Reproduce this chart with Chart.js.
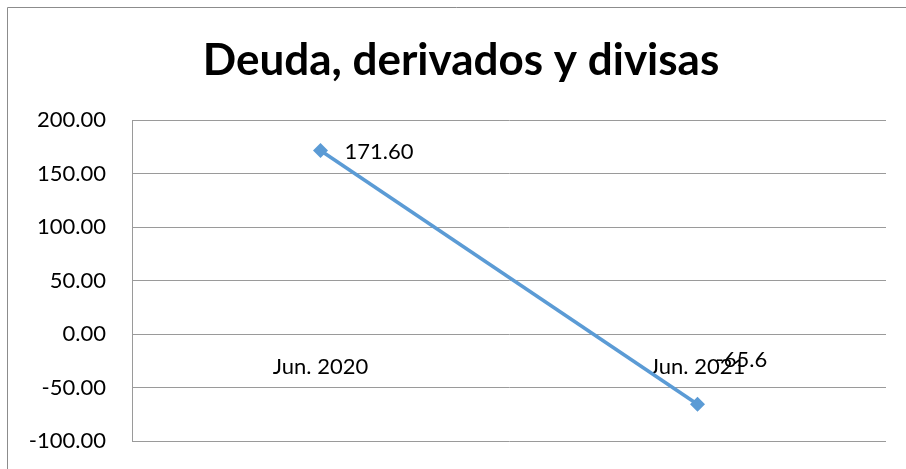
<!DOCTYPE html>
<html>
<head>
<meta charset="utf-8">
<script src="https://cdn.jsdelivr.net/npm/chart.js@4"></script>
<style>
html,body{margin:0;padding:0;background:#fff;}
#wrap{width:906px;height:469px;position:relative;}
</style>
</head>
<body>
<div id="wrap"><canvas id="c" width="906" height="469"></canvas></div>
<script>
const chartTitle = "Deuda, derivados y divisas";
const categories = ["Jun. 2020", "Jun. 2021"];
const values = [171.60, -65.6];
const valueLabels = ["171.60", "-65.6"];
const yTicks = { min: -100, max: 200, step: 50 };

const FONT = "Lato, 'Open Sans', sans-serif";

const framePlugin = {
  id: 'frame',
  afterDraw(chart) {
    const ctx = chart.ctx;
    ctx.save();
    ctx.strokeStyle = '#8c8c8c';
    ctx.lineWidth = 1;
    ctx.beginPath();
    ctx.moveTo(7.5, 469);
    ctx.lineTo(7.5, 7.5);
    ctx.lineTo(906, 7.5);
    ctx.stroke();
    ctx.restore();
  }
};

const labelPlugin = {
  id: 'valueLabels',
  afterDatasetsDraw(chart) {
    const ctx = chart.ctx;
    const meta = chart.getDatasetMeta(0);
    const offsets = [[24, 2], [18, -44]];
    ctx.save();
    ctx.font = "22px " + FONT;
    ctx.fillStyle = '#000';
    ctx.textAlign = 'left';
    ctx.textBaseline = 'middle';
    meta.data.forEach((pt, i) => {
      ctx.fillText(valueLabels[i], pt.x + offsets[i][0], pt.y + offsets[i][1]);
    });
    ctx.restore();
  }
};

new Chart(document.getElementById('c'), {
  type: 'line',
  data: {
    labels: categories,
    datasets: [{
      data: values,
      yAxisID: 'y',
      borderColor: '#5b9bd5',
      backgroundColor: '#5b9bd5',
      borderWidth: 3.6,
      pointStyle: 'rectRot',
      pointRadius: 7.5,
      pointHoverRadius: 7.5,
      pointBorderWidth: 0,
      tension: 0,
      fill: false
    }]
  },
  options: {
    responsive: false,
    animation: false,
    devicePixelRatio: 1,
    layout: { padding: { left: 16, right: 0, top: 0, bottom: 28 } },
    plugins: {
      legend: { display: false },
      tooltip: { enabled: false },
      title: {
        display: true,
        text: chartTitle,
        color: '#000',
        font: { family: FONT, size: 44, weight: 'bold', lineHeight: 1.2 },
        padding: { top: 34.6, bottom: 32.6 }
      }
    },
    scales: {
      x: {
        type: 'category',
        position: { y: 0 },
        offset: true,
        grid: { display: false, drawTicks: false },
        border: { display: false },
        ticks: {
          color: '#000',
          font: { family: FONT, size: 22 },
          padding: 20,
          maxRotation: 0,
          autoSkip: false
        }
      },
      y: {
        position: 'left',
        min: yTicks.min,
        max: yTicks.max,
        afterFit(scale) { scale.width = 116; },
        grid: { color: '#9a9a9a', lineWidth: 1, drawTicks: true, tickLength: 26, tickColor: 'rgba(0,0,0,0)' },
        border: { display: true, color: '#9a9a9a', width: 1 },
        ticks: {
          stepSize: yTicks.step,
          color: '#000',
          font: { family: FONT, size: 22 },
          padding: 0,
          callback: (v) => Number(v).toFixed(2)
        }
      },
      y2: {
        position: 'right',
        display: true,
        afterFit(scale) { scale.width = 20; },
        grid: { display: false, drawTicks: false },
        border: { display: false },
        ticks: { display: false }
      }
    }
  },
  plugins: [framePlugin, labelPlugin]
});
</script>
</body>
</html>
════════════════
◆ **PROBLEM TO WORK ON**
Emit the lines of the material exactly, from its first line to the line containing "200, step: 50", inclusive; leave every picture out.

◆ **ANSWER BELOW**
Reproduce this chart with Chart.js.
<!DOCTYPE html>
<html>
<head>
<meta charset="utf-8">
<script src="https://cdn.jsdelivr.net/npm/chart.js@4"></script>
<style>
html,body{margin:0;padding:0;background:#fff;}
#wrap{width:906px;height:469px;position:relative;}
</style>
</head>
<body>
<div id="wrap"><canvas id="c" width="906" height="469"></canvas></div>
<script>
const chartTitle = "Deuda, derivados y divisas";
const categories = ["Jun. 2020", "Jun. 2021"];
const values = [171.60, -65.6];
const valueLabels = ["171.60", "-65.6"];
const yTicks = { min: -100, max: 200, step: 50 };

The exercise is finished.